Still, others were not surprised that it failed. The referendum would have relied heavily on the farmer’s within the district taxing them not only for their homestead, but for each additional acre. Still, many of them, like everyone else, were torn. “The timing was just bad for people right now,” noted Rushford farmer Richard Anderson. “My thinking is that for now, they’re just going to have to fix up the building.” Anderson was also surprised at margin of the vote. “For now it’s done with, but it’ll be back. Sooner or later we’re going to have to do something.”

Another local farmer, who wanted to remain anonymous, noted that they had voted yes, despite the cost. “Had the referendum passed, my property taxes were scheduled to increase by more than $3,000 a year. Could the type of farm I have bring in more income to cover that? If we could expect good farming weather that would have increased production and good harvest prices, probably yes. There just are not those kind of guarantees in farming! But, I truly feel that we need a new school in Rushford. Some parts are okay and other areas horrible. It would be best to build it all, but with that plan, we need help from the state. It should be forth coming, but the current attitude in St. Paul is negative. We just have to keep working toward a workable solution.” 

Several voters expressed a need for outside help for funding. One local business owner stressed the district has to do something and that the state needs to help. “This is not a yes or no issue. There has to be a way to get it done. It shows a lack of what they’re doing in St. Paul and what they’re doing for education. For small districts with aging facilities, the formula they’ve come up with [for funding] doesn’t work. We don’t have the number people to do this thing right. This brings to light the lack of support in St. Paul and just throws it right back to the legislators. Schools are an infrastructure.”

Board of Education chair Angela Colbenson agreed and was not surprised at the vote results. “The results are what I expected. It was a lot of money for farmers and business owners, so I completely understand why it didn’t pass. However, we are the lowest taxed district in the area. Our constituents don’t have a lot of money. $6,000-7,000 a year from the state toward our school is simply not enough.
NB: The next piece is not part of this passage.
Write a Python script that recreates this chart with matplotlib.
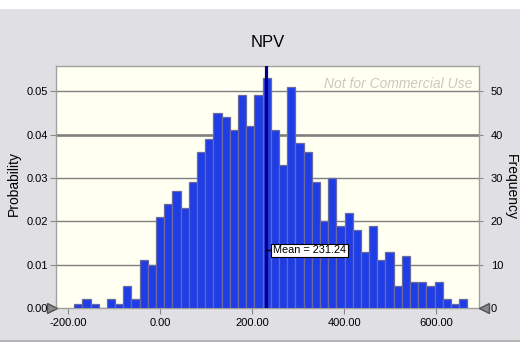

The debt equalization aid formula is definitely broken. Add a flood in Rushford, and it equals a desperate plea to the state for help.  We just simply need more state help.” As for the board, there are four new members coming on in January. Colbenson hopes they are able to analyze vote results, come up with a new plan, and go back to the voters next year.
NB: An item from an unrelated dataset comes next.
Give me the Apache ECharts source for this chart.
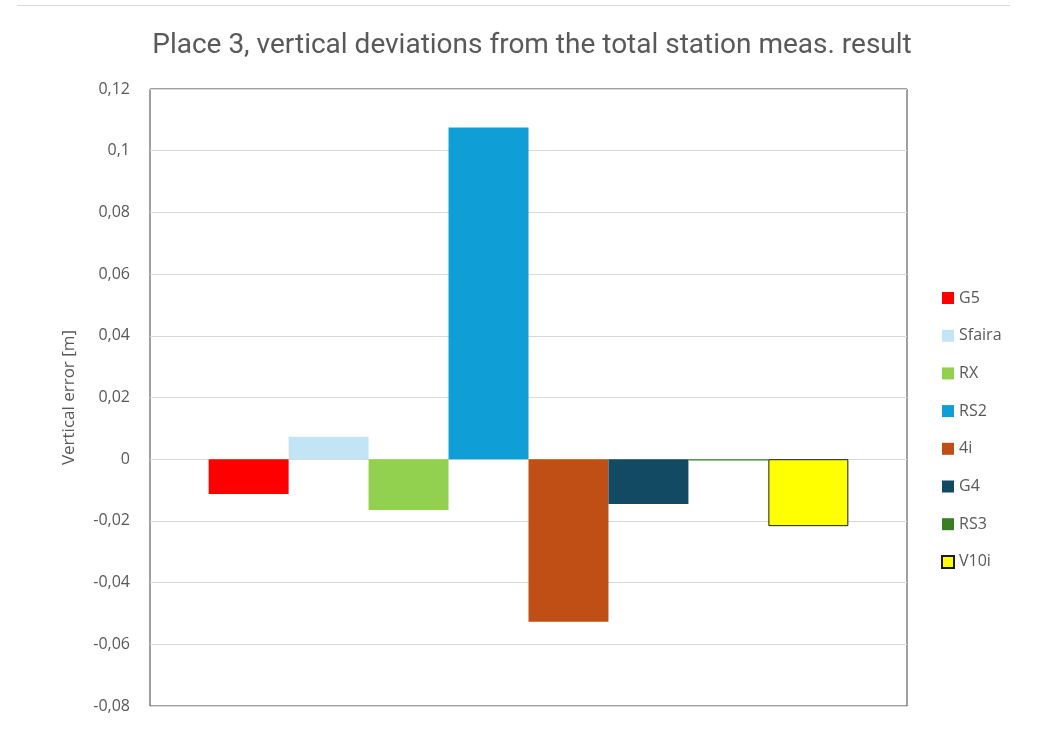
<!DOCTYPE html>
<html>
<head>
<meta charset="utf-8">
<script src="https://cdn.jsdelivr.net/npm/echarts@6/dist/echarts.min.js"></script>
<style>
  html, body { margin: 0; padding: 0; background: #fff; }
  #echarts { width: 1043px; height: 731px; }
</style>
</head>
<body>
<div id="echarts"></div>
<script>
// Dados
var categorias = ['Place 3'];
var nomesSeries = ['G5', 'Sfaira', 'RX', 'RS2', '4i', 'G4', 'RS3', 'V10i'];
var valores = [-0.0113, 0.0073, -0.0165, 0.1075, -0.0527, -0.0145, -0.0004, -0.0217];
var cores = ['#ff0000', '#c3e4f4', '#92d050', '#0f9ed5', '#c04f15', '#124a64', '#3b7d23', '#ffff00'];

var chart = echarts.init(document.getElementById('echarts'));

var series = nomesSeries.map(function (nome, i) {
    return {
        name: nome,
        type: 'bar',
        barGap: '0%',
        barCategoryGap: '15.5%',
        itemStyle: {
            color: cores[i],
            borderColor: nome === 'V10i' ? '#1a1a1a' : cores[i],
            borderWidth: nome === 'V10i' ? 1 : 0
        },
        data: [valores[i]]
    };
});

var options = {
    backgroundColor: '#ffffff',
    animation: false,
    title: {
        text: 'Place 3, vertical deviations from the total station meas. result',
        left: 527,
        textAlign: 'center',
        top: 27,
        textStyle: {
            fontFamily: 'Roboto',
            fontSize: 28,
            fontWeight: 'normal',
            color: '#595959'
        }
    },
    legend: {
        orient: 'vertical',
        left: 936,
        top: 285,
        itemWidth: 12,
        itemHeight: 12,
        itemGap: 21.7,
        textStyle: {
            fontFamily: 'Open Sans',
            fontSize: 16,
            color: '#595959'
        },
        data: nomesSeries.map(function (n) {
            return { name: n, icon: 'rect' };
        })
    },
    grid: {
        left: 150,
        right: 136,
        top: 89,
        bottom: 25,
        show: true,
        borderColor: '#404040',
        borderWidth: 1
    },
    xAxis: {
        type: 'category',
        data: categorias,
        axisLine: { show: false },
        axisTick: { show: false },
        axisLabel: { show: false }
    },
    yAxis: {
        type: 'value',
        min: -0.08,
        max: 0.12,
        interval: 0.02,
        name: 'Vertical error [m]',
        nameLocation: 'middle',
        nameGap: 72,
        nameTextStyle: {
            fontFamily: 'Open Sans',
            fontSize: 17,
            color: '#595959'
        },
        axisLine: { show: false },
        axisTick: { show: false },
        axisLabel: {
            fontFamily: 'Open Sans',
            fontSize: 16,
            color: '#595959',
            margin: 20,
            formatter: function (v) {
                var s = String(parseFloat(v.toFixed(2)));
                return s.replace('.', ',');
            }
        },
        splitLine: { lineStyle: { color: '#d9d9d9', width: 1 } }
    },
    graphic: [
        {
            type: 'line',
            shape: { x1: 17, y1: 5.5, x2: 1010, y2: 5.5 },
            style: { stroke: '#d9d9d9', lineWidth: 1 },
            silent: true
        }
    ],
    series: series
};

chart.setOption(options);
</script>
</body>
</html>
Superintendent Chuck Ehler insisted that he won’t give up on being an advocate for the school at the state level and that he’s looking ahead to the future. “In my heart, I knew we would have fortunate to receive enough votes to pass. In hindsight, several things stand out. One is the future of the Peterson school and it’s a serious point. We need to incorporate a Peterson center one way or another. Another is the cost impact. The harsh reality is that our taxes have been low for years in comparison to other districts. We have to make a commitment.”

Ehler would not comment on whether or not the board would come back to the community with another referendum in the near future, but he was adamant about the potential remodeling of the facilities. “If we’re going to fix up the building, we’re not going to piecemeal it. We’re going to do it right, gut it, and fix it; make it last for the next 100 years. We’ll take that back to voters and say, ‘Here’s what you asked for. Tell us what it is you want.’”

The superintendent also cautioned against further frustrations within the community over the issue. “I hope we can move forward and get past this period of frustration. We need to allow our differences to be shared without making them personal. We have to allow us to come together and be respectful of other peoples’ opinions.”

In a joint press release from the Board of Education and district Administration, thanks were expressed to the community. “The residents of Rushford-Peterson Schools have provided us with feedback on the future direction of our school district. Thanks to all those that came out and exercised their right by voting on the referendum.”